On Tuesday, Pierce County announced the official name of its proposed high-end golf course in University Place: Chambers Bay.
Not Chambers Bay Links. Not Chambers Bay Golf Course. Just Chambers Bay.
It's a name fit for Chevy Chase's character in the movie "Caddyshack": Ty Webb, the Zen golfer of Bushwood Country Club.
"We think they're two good words," said Dick Ferguson, a county spokesman. "We think they're upscale words - a combination of words you could use in a clothing line. Together they convey the quality that will mark this particular golf course."
It's the official name given to a project proposed by County Executive John Ladenburg as a $ 20 million, 18-hole Scottish links-style course on the site of a former gravel mine with a view of Puget Sound.
It's the cornerstone of a plan aimed at rejuvenating the 930-acre Chambers Creek Properties to attract tourists and to soak up sewage sludge.
The county hopes to begin construction on the golf course this fall and open it for play in May 2007. The county plans to use revenue generated by the course to pay off the long-term debt it incurs when it sells bonds to finance the project.
Since Ladenburg presented his plan to the County Council in February 2004, the only real name the golf course ever had was modest: Chambers Creek Golf Course.
County officials, who have compared the project with the Bandon Dunes resort on the Oregon coast, felt it was time to give the project an official name that would stick and click with the national golf media.
"It's two years from being completed and a reality, and it's time to start having people know it by that name," Ferguson said. "The marketing efforts will start in the near future."
The name is the brainchild of a number of county officials and contractors, including Ladenburg, designer Robert Trent Jones II of Palo Alto, Calif., and the county's development consultant and eventual course operator, KemperSports Management of Northbrook, Ill.
"The name Chambers Bay takes advantage of our history and geography," Ladenburg said.
The history belongs to Thomas Chambers, who built the first sawmill on the creek in 1852. The geography refers to Chambers Bay, which is how the portion of Puget Sound at the outlet of Chambers Creek is recorded on some maps.

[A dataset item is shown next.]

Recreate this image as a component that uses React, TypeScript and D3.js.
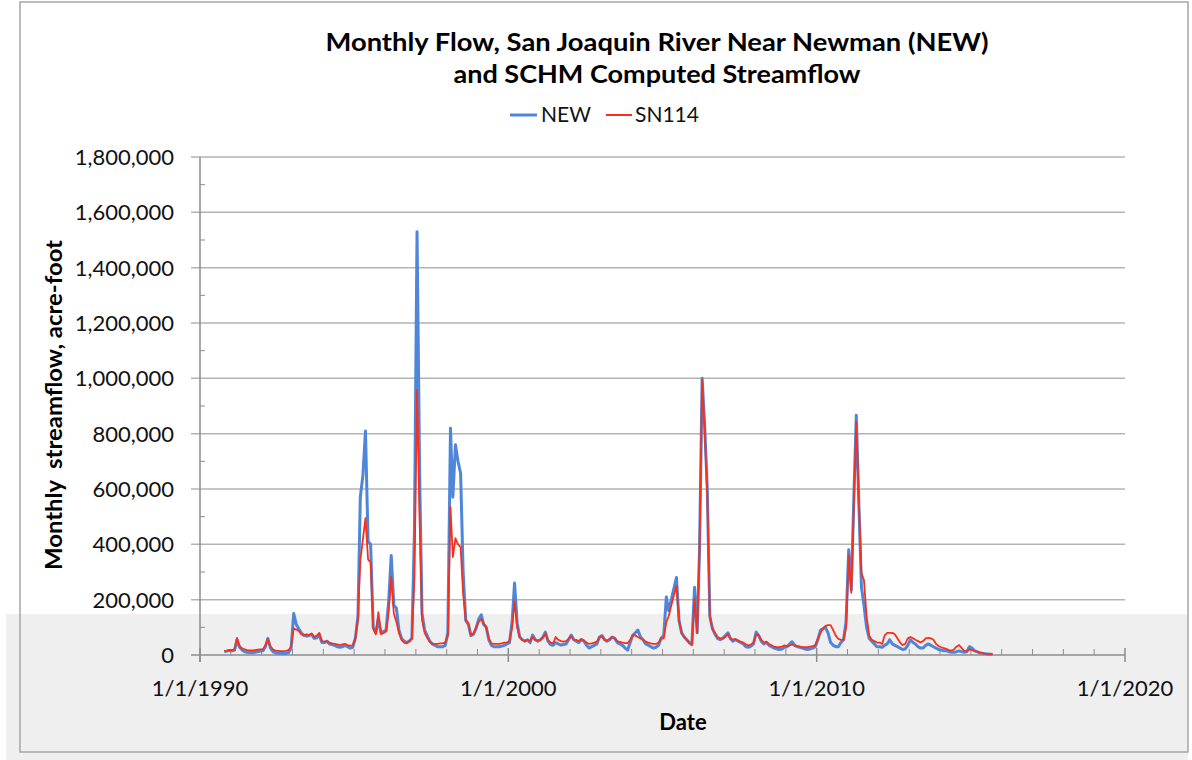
import React from "react";
import * as d3 from "d3";

// Monthly flow, thousand acre-feet, starting October 1990 (one value per month)
const startYear = 1990;
const startMonth = 9; // October (0-based)

const newFlowK: number[] = [
  // 1990 Oct-Dec
  12, 14, 16,
  // 1991
  15, 18, 55, 28, 18, 12, 10, 9, 9, 10, 12, 14,
  // 1992
  15, 30, 60, 25, 12, 8, 6, 5, 5, 6, 8, 25,
  // 1993
  150, 110, 95, 80, 72, 68, 70, 75, 60, 62, 72, 45,
  // 1994
  45, 50, 40, 38, 35, 30, 28, 30, 35, 30, 25, 28,
  // 1995
  60, 140, 570, 650, 810, 410, 400, 100, 80, 130, 80, 85,
  // 1996
  90, 200, 360, 180, 170, 90, 60, 50, 45, 50, 60, 450,
  // 1997
  1530, 650, 150, 90, 70, 50, 40, 35, 30, 30, 30, 35,
  // 1998
  80, 820, 570, 760, 700, 657, 300, 125, 110, 70, 75, 95,
  // 1999
  130, 145, 110, 100, 55, 35, 30, 30, 30, 32, 35, 40,
  // 2000
  45, 120, 260, 115, 65, 55, 50, 55, 45, 72, 55, 50,
  // 2001
  55, 65, 83, 50, 38, 35, 45, 40, 36, 38, 40, 55,
  // 2002
  72, 55, 50, 45, 55, 50, 35, 25, 30, 35, 40, 65,
  // 2003
  70, 55, 50, 55, 65, 60, 45, 40, 35, 25, 18, 45,
  // 2004
  72, 80, 90, 65, 55, 40, 36, 30, 25, 28, 35, 60,
  // 2005
  70, 210, 160, 200, 240, 280, 125, 80, 65, 55, 45, 40,
  // 2006
  245, 80, 380, 1000, 830, 600, 140, 95, 75, 60, 55, 60,
  // 2007
  70, 80, 60, 50, 55, 50, 45, 40, 30, 28, 32, 40,
  // 2008
  83, 70, 50, 40, 45, 35, 30, 25, 22, 20, 22, 28,
  // 2009
  30, 40, 48, 35, 30, 28, 25, 22, 20, 22, 25, 30,
  // 2010
  55, 90, 95, 100, 80, 45, 35, 30, 30, 45, 55, 120,
  // 2011
  380, 235, 550, 867, 550, 245, 180, 100, 60, 50, 40, 30,
  // 2012
  30, 28, 35, 40, 55, 40, 35, 30, 25, 20, 22, 35,
  // 2013
  55, 45, 40, 30, 25, 25, 35, 40, 35, 30, 25, 20,
  // 2014
  18, 15, 15, 12, 10, 10, 12, 15, 12, 10, 12, 30,
  // 2015 Jan-Sep
  25, 15, 12, 8, 6, 5, 4, 3, 3,
];

const sn114FlowK: number[] = [
  // 1990 Oct-Dec
  15, 16, 18,
  // 1991
  18, 20, 62, 32, 24, 20, 18, 17, 17, 18, 19, 20,
  // 1992
  20, 35, 58, 30, 20, 16, 15, 14, 14, 15, 18, 30,
  // 1993
  95, 92, 88, 75, 70, 75, 72, 78, 65, 70, 80, 50,
  // 1994
  48, 50, 45, 42, 40, 38, 36, 38, 40, 36, 34, 35,
  // 1995
  60, 130, 343, 420, 495, 345, 336, 95, 75, 155, 75, 80,
  // 1996
  85, 160, 282, 150, 120, 80, 55, 45, 42, 50, 60, 280,
  // 1997
  957, 480, 130, 80, 62, 48, 40, 40, 40, 42, 42, 45,
  // 1998
  70, 535, 354, 422, 400, 390, 220, 125, 115, 72, 78, 100,
  // 1999
  120, 130, 115, 100, 60, 42, 40, 40, 40, 42, 45, 45,
  // 2000
  50, 100, 195, 100, 65, 55, 50, 55, 50, 65, 55, 52,
  // 2001
  55, 62, 78, 55, 45, 42, 65, 55, 50, 48, 50, 58,
  // 2002
  68, 55, 55, 50, 58, 52, 45, 40, 42, 45, 48, 62,
  // 2003
  68, 55, 52, 58, 65, 60, 50, 47, 45, 43, 43, 55,
  // 2004
  72, 70, 65, 60, 55, 48, 45, 42, 40, 40, 45, 60,
  // 2005
  60, 120, 140, 180, 215, 250, 125, 80, 65, 55, 42, 35,
  // 2006
  205, 80, 380, 995, 810, 580, 140, 95, 80, 65, 60, 60,
  // 2007
  65, 75, 60, 55, 58, 52, 48, 45, 38, 35, 38, 45,
  // 2008
  75, 70, 55, 45, 48, 40, 35, 30, 28, 28, 30, 35,
  // 2009
  32, 35, 38, 35, 32, 30, 28, 28, 28, 30, 32, 35,
  // 2010
  60, 80, 95, 105, 108, 108, 90, 70, 58, 55, 55, 100,
  // 2011
  360, 225, 520, 842, 560, 296, 270, 140, 70, 55, 50, 45,
  // 2012
  45, 40, 70, 80, 80, 80, 75, 60, 45, 36, 40, 60,
  // 2013
  65, 60, 55, 50, 45, 50, 60, 62, 60, 55, 40, 32,
  // 2014
  28, 25, 22, 18, 16, 20, 30, 36, 25, 15, 14, 20,
  // 2015 Jan-Sep
  18, 14, 12, 9, 7, 5, 4, 3, 3,
];

const yTickValues = [0, 200000, 400000, 600000, 800000, 1000000, 1200000, 1400000, 1600000, 1800000];
const xTickYears = [1990, 2000, 2010, 2020];
const seriesNames = ["NEW", "SN114"];
const seriesColors = ["#4f86d9", "#f7301c"];

const W = 1192;
const H = 760;
const FONT = "Lato, 'Open Sans', sans-serif";

export default function App() {
  const x = d3
    .scaleTime()
    .domain([new Date(1990, 0, 1), new Date(2020, 0, 1)])
    .range([200, 1125]);
  const y = d3.scaleLinear().domain([0, 1800000]).range([655, 157]);

  const dates = newFlowK.map((_, i) => new Date(startYear, startMonth + i, 15));
  const seriesData = [newFlowK, sn114FlowK].map((arr) =>
    arr.map((v, i) => ({ date: dates[i], value: v * 1000 }))
  );

  const line = d3
    .line<{ date: Date; value: number }>()
    .x((d) => x(d.date))
    .y((d) => y(d.value));

  const fmt = d3.format(",");
  const minorY = d3.range(100000, 1800000, 200000);
  const minorX = d3.range(1991, 2020).filter((yy) => yy % 10 !== 0);

  const gridColor = "#b3b3b3";
  const axisColor = "#8c8c8c";

  return (
    <svg
      width={W}
      height={H}
      style={{ position: "absolute", left: 0, top: 0, background: "#fff" }}
      fontFamily={FONT}
    >
      {/* light gray band at the bottom */}
      <rect x={6} y={614} width={1182} height={146} fill="#efefef" />
      {/* chart border */}
      <rect x={20} y={2} width={1168} height={750} fill="none" stroke="#a6a6a6" strokeWidth={1.5} />

      {/* title */}
      <text x={657} y={51} textAnchor="middle" fontSize={24} fontWeight="bold" textLength={663} lengthAdjust="spacingAndGlyphs" fill="#000">
        Monthly Flow, San Joaquin River Near Newman (NEW)
      </text>
      <text x={657} y={83} textAnchor="middle" fontSize={24} fontWeight="bold" textLength={407} lengthAdjust="spacingAndGlyphs" fill="#000">
        and SCHM Computed Streamflow
      </text>

      {/* legend */}
      <line x1={510} x2={537} y1={115} y2={115} stroke={seriesColors[0]} strokeWidth={3} />
      <text x={541} y={122} fontSize={21} fill="#111">{seriesNames[0]}</text>
      <line x1={606} x2={632} y1={115} y2={115} stroke={seriesColors[1]} strokeWidth={2} />
      <text x={635} y={122} fontSize={21} fill="#111">{seriesNames[1]}</text>

      {/* gridlines & y ticks */}
      {yTickValues.map((v) => (
        <g key={v}>
          {v > 0 && (
            <line x1={191} x2={1125} y1={y(v)} y2={y(v)} stroke={gridColor} strokeWidth={1.5} />
          )}
          <text x={174} y={y(v) + 8} textAnchor="end" fontSize={22} fill="#111">
            {fmt(v)}
          </text>
        </g>
      ))}
      {minorY.map((v) => (
        <line key={v} x1={200} x2={205} y1={y(v)} y2={y(v)} stroke={axisColor} strokeWidth={1} />
      ))}

      {/* y axis */}
      <line x1={200} x2={200} y1={157} y2={662} stroke={axisColor} strokeWidth={1.5} />
      {/* x axis */}
      <line x1={191} x2={1125} y1={655} y2={655} stroke={axisColor} strokeWidth={1.5} />
      {xTickYears.map((yr) => {
        const xx = x(new Date(yr, 0, 1));
        return (
          <g key={yr}>
            <line x1={xx} x2={xx} y1={648} y2={662} stroke={axisColor} strokeWidth={1.5} />
            <text x={xx} y={696} textAnchor="middle" fontSize={22} fill="#111">
              {`1/1/${yr}`}
            </text>
          </g>
        );
      })}
      {minorX.map((yr) => {
        const xx = x(new Date(yr, 0, 1));
        return <line key={yr} x1={xx} x2={xx} y1={649} y2={655} stroke={axisColor} strokeWidth={1} />;
      })}

      {/* axis titles */}
      <text x={683} y={730} textAnchor="middle" fontSize={22} fontWeight="bold" fill="#000">
        Date
      </text>
      <text
        transform="translate(62,405) rotate(-90)"
        textAnchor="middle"
        fontSize={22}
        fontWeight="bold"
        fill="#000"
        textLength={330}
        lengthAdjust="spacingAndGlyphs"
        style={{ whiteSpace: "pre" }}
      >
        {"Monthly  streamflow, acre-foot"}
      </text>

      {/* series */}
      <path d={line(seriesData[0]) || ""} fill="none" stroke={seriesColors[0]} strokeWidth={3} strokeLinejoin="round" />
      <path d={line(seriesData[1]) || ""} fill="none" stroke={seriesColors[1]} strokeWidth={1.8} strokeLinejoin="round" />
    </svg>
  );
}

Officials kicked around other names before agreeing on Chambers Bay. The final list of names included one that gave off a "Lord of the Rings" vibe: The Olde Ruins Golf Links. Another name shared the title of a John Grisham novel: The Chamber. Yet another name seemed to suggest anything but playing golf: Miners Graveyard.

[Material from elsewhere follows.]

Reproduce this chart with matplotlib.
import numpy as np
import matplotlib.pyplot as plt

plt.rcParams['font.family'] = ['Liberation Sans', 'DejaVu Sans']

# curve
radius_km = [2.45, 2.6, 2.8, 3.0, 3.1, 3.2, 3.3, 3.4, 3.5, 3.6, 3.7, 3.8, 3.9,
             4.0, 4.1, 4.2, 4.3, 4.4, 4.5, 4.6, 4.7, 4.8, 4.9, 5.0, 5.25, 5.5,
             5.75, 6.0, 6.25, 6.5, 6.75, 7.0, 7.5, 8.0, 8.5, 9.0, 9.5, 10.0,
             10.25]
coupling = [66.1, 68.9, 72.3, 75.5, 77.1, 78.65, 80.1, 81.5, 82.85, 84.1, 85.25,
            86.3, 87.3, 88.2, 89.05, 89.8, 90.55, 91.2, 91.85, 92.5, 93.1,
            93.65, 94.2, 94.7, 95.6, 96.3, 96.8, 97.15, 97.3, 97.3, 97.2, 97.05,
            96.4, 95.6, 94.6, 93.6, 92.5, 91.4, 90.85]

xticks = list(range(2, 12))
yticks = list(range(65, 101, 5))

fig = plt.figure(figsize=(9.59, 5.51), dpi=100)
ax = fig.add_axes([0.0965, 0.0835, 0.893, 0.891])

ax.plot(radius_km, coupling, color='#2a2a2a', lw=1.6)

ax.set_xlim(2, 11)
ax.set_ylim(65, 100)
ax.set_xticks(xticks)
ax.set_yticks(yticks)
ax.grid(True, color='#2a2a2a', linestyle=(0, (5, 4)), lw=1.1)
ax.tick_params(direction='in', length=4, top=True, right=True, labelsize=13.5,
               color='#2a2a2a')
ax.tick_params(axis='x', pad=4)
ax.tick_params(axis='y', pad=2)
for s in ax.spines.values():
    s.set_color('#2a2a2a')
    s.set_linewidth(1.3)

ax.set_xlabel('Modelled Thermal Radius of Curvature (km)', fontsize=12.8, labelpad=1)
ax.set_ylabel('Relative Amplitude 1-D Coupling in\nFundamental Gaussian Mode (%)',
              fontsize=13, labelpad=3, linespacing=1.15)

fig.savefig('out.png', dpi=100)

The County Council, which has final say over the final design and construction of the golf course, was not involved in the selection of the course's name.
Council Chairman Shawn Bunney, among five council members who voted last year to begin publicly funding the project, was less than ecstatic about Chambers Bay.
"Yeah, it doesn't bother me," he said.
Bunney said the council could rename the course if it wanted to, but probably won't.
"At the bottom line, this thing needs to work," Bunney said. "You can name it anything you want. The question is, has the work been done to generate the kind of results that John (Ladenburg) and his staff are opining that it will?"